Your task – Write out only the span of lines that begins at the line with "Rebuild this chart" and ends at the line with "counterclock=False)". Keep both end lines, word for word.

▬▬▬▬▬▬▬▬▬▬

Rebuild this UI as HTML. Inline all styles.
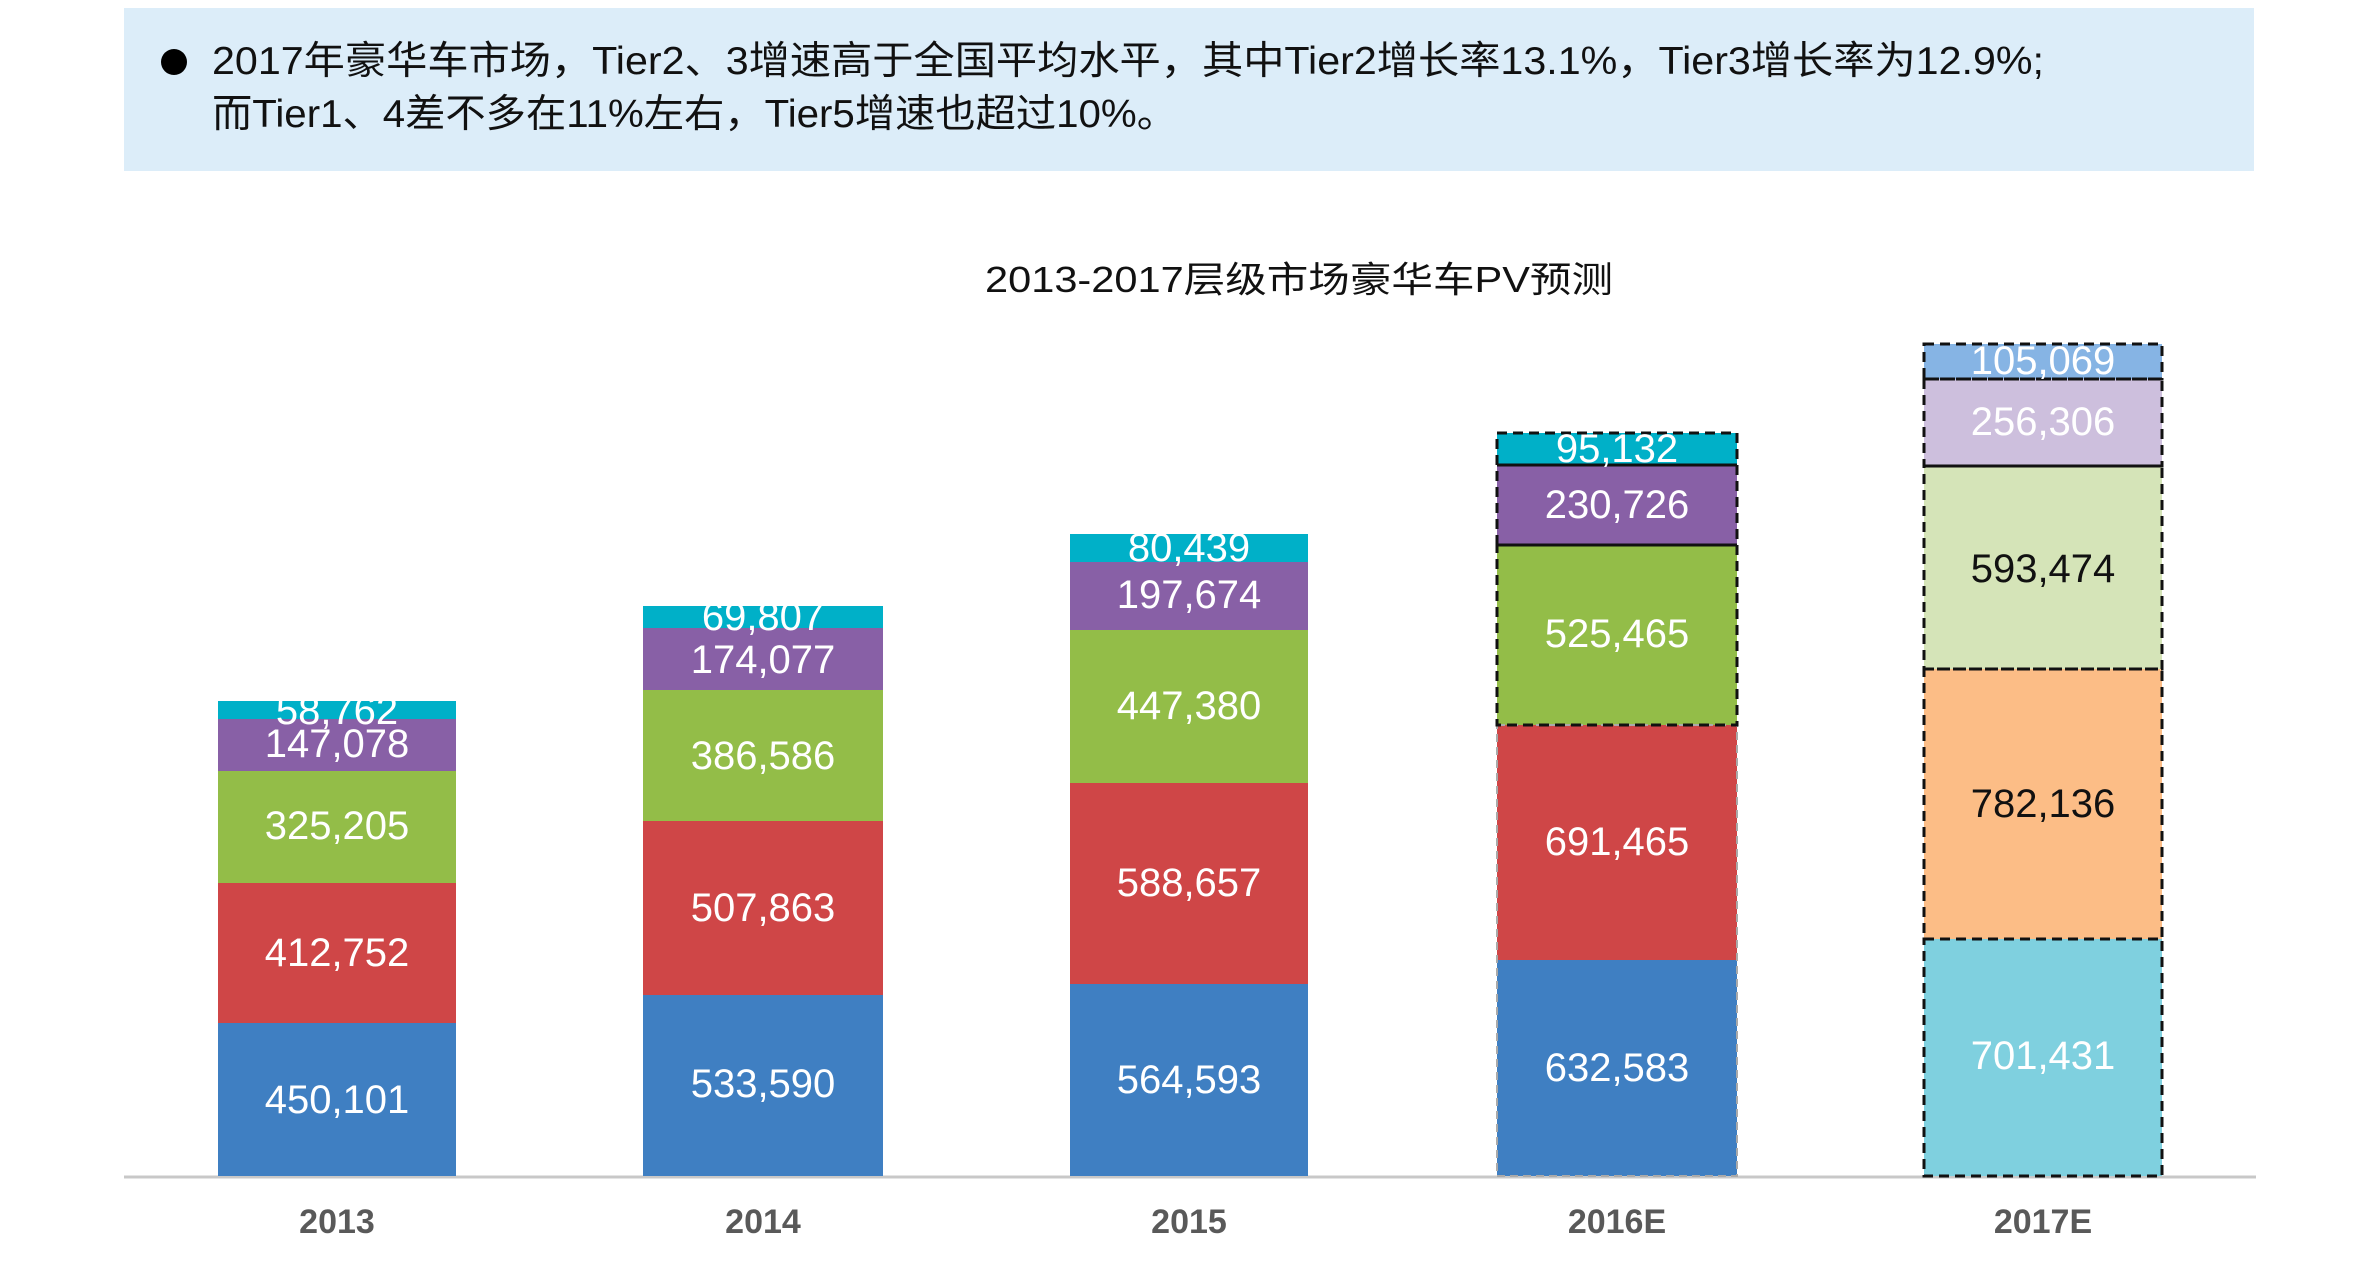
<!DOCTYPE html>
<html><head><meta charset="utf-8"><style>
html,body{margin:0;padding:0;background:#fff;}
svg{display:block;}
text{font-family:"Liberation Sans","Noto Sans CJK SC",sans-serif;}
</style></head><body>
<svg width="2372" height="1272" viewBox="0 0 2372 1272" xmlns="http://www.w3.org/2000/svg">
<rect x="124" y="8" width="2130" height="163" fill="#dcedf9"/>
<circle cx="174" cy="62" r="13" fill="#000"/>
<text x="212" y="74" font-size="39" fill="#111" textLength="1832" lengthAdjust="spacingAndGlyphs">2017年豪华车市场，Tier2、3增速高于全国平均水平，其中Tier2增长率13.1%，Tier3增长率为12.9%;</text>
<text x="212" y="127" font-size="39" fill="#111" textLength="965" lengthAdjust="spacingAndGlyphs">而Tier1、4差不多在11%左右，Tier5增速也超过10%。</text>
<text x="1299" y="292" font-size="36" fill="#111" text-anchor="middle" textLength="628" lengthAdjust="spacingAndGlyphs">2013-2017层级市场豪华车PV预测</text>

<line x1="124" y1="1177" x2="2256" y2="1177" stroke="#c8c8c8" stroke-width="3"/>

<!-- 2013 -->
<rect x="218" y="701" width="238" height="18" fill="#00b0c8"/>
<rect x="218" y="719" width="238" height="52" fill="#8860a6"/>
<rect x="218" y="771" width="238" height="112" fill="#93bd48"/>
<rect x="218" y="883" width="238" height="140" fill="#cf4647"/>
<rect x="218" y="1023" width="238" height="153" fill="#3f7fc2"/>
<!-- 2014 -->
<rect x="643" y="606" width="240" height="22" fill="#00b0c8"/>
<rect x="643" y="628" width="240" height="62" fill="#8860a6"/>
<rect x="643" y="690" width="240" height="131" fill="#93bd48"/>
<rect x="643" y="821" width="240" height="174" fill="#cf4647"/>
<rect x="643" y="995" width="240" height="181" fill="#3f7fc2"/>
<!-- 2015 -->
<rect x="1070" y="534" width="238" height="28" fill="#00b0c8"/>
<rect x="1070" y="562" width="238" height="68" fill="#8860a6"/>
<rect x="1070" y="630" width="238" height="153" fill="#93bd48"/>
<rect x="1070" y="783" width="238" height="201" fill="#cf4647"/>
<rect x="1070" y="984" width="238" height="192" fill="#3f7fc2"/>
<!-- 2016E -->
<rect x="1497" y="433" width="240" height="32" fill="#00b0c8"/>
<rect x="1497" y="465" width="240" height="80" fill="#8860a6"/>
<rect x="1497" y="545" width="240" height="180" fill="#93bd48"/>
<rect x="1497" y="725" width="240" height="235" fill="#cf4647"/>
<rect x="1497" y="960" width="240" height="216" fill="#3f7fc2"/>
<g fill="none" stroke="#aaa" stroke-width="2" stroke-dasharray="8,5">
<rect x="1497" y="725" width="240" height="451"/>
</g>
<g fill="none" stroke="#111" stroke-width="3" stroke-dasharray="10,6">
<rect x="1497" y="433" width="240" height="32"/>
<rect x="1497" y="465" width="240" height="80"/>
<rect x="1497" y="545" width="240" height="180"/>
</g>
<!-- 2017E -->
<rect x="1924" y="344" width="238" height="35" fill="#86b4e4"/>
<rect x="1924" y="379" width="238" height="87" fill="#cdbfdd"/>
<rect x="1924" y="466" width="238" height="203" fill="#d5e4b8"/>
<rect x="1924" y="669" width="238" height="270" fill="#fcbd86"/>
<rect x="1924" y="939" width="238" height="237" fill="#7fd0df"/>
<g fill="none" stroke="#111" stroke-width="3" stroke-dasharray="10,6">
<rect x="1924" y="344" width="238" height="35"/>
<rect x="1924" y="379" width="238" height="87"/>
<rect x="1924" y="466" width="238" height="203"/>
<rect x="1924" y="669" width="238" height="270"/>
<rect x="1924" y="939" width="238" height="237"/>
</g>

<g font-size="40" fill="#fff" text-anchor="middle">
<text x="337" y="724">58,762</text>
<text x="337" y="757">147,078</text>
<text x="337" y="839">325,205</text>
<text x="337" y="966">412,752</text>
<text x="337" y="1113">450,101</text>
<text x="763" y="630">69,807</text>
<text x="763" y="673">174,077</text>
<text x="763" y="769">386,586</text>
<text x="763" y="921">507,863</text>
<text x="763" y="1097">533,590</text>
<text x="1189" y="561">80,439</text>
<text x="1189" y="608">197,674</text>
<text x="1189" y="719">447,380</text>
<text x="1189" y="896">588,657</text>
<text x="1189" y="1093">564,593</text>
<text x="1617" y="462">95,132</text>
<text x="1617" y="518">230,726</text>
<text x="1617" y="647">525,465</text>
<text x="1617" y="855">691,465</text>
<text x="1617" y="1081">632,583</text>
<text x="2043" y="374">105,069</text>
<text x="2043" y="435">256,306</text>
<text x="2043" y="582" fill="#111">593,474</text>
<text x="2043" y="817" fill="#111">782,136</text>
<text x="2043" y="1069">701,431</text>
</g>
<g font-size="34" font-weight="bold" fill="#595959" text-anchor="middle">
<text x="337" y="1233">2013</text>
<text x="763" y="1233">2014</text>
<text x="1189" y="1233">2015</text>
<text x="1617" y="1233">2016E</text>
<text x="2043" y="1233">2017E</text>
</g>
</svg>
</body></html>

▬▬▬▬▬▬▬▬▬▬

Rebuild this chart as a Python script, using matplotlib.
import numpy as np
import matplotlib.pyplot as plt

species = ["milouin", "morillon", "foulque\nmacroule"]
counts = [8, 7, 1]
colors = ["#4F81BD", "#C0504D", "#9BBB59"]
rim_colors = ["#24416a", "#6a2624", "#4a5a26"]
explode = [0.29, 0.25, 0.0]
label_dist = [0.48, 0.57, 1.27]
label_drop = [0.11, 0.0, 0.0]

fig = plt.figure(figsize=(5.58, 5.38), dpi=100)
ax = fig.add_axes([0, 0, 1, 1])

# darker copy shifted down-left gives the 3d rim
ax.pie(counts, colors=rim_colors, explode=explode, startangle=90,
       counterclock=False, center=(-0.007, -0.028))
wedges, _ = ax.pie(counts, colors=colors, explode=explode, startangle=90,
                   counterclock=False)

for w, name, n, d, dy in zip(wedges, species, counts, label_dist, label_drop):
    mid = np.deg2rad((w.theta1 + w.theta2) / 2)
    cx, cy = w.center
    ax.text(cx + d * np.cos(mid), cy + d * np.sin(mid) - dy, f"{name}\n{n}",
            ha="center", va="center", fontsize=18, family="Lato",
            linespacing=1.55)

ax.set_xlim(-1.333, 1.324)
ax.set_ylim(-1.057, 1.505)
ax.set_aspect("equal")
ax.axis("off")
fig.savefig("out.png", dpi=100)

▬▬▬▬▬▬▬▬▬▬

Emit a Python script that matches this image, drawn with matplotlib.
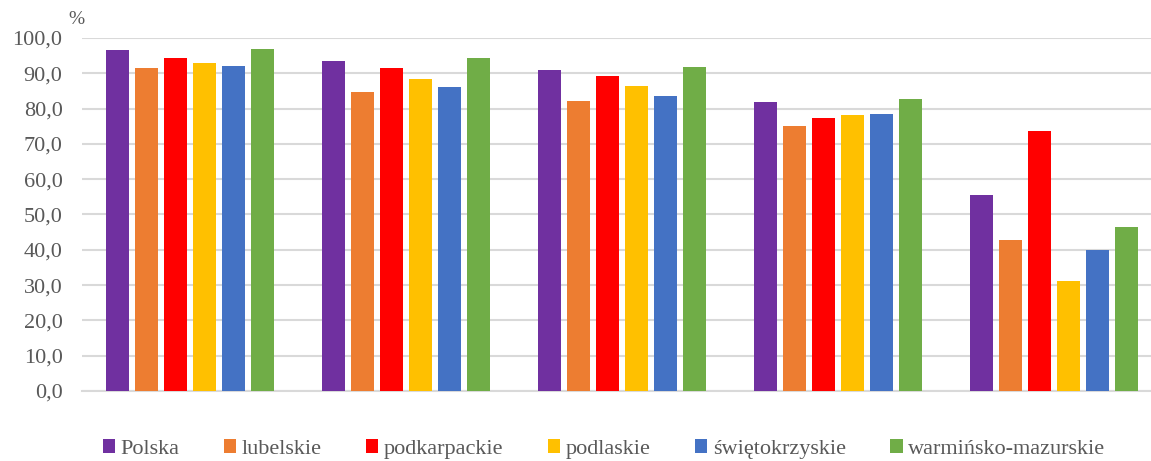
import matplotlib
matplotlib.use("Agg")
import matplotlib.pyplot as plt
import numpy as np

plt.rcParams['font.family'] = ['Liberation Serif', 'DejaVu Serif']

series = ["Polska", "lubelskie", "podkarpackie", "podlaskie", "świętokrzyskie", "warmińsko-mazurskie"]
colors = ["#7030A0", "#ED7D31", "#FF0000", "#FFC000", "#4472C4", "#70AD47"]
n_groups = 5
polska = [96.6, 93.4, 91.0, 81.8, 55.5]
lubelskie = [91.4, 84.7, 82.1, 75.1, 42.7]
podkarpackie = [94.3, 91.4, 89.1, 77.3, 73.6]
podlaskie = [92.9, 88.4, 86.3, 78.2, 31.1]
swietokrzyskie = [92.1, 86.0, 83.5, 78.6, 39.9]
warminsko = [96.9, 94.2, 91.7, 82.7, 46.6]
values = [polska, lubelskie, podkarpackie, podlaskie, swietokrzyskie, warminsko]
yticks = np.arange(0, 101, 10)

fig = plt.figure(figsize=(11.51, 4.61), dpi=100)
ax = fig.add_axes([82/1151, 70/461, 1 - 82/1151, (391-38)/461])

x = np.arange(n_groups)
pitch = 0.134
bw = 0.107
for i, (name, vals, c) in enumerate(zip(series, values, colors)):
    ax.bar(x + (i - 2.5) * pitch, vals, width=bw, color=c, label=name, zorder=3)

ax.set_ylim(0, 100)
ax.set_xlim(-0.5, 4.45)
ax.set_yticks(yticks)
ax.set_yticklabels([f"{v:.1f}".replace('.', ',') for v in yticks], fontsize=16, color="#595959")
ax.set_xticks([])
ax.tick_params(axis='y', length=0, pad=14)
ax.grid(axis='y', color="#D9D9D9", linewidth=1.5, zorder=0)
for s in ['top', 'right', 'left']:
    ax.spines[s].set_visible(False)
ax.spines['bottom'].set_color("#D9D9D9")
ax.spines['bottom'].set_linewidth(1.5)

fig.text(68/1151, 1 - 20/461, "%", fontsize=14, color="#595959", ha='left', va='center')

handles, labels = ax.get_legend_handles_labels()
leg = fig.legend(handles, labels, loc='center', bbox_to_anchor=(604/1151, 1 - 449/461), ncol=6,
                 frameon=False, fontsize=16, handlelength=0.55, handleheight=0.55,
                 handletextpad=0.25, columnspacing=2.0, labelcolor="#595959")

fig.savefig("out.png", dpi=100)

▬▬▬▬▬▬▬▬▬▬

In response –
Rebuild this chart as a Python script, using matplotlib.
import numpy as np
import matplotlib.pyplot as plt

species = ["milouin", "morillon", "foulque\nmacroule"]
counts = [8, 7, 1]
colors = ["#4F81BD", "#C0504D", "#9BBB59"]
rim_colors = ["#24416a", "#6a2624", "#4a5a26"]
explode = [0.29, 0.25, 0.0]
label_dist = [0.48, 0.57, 1.27]
label_drop = [0.11, 0.0, 0.0]

fig = plt.figure(figsize=(5.58, 5.38), dpi=100)
ax = fig.add_axes([0, 0, 1, 1])

# darker copy shifted down-left gives the 3d rim
ax.pie(counts, colors=rim_colors, explode=explode, startangle=90,
       counterclock=False, center=(-0.007, -0.028))
wedges, _ = ax.pie(counts, colors=colors, explode=explode, startangle=90,
                   counterclock=False)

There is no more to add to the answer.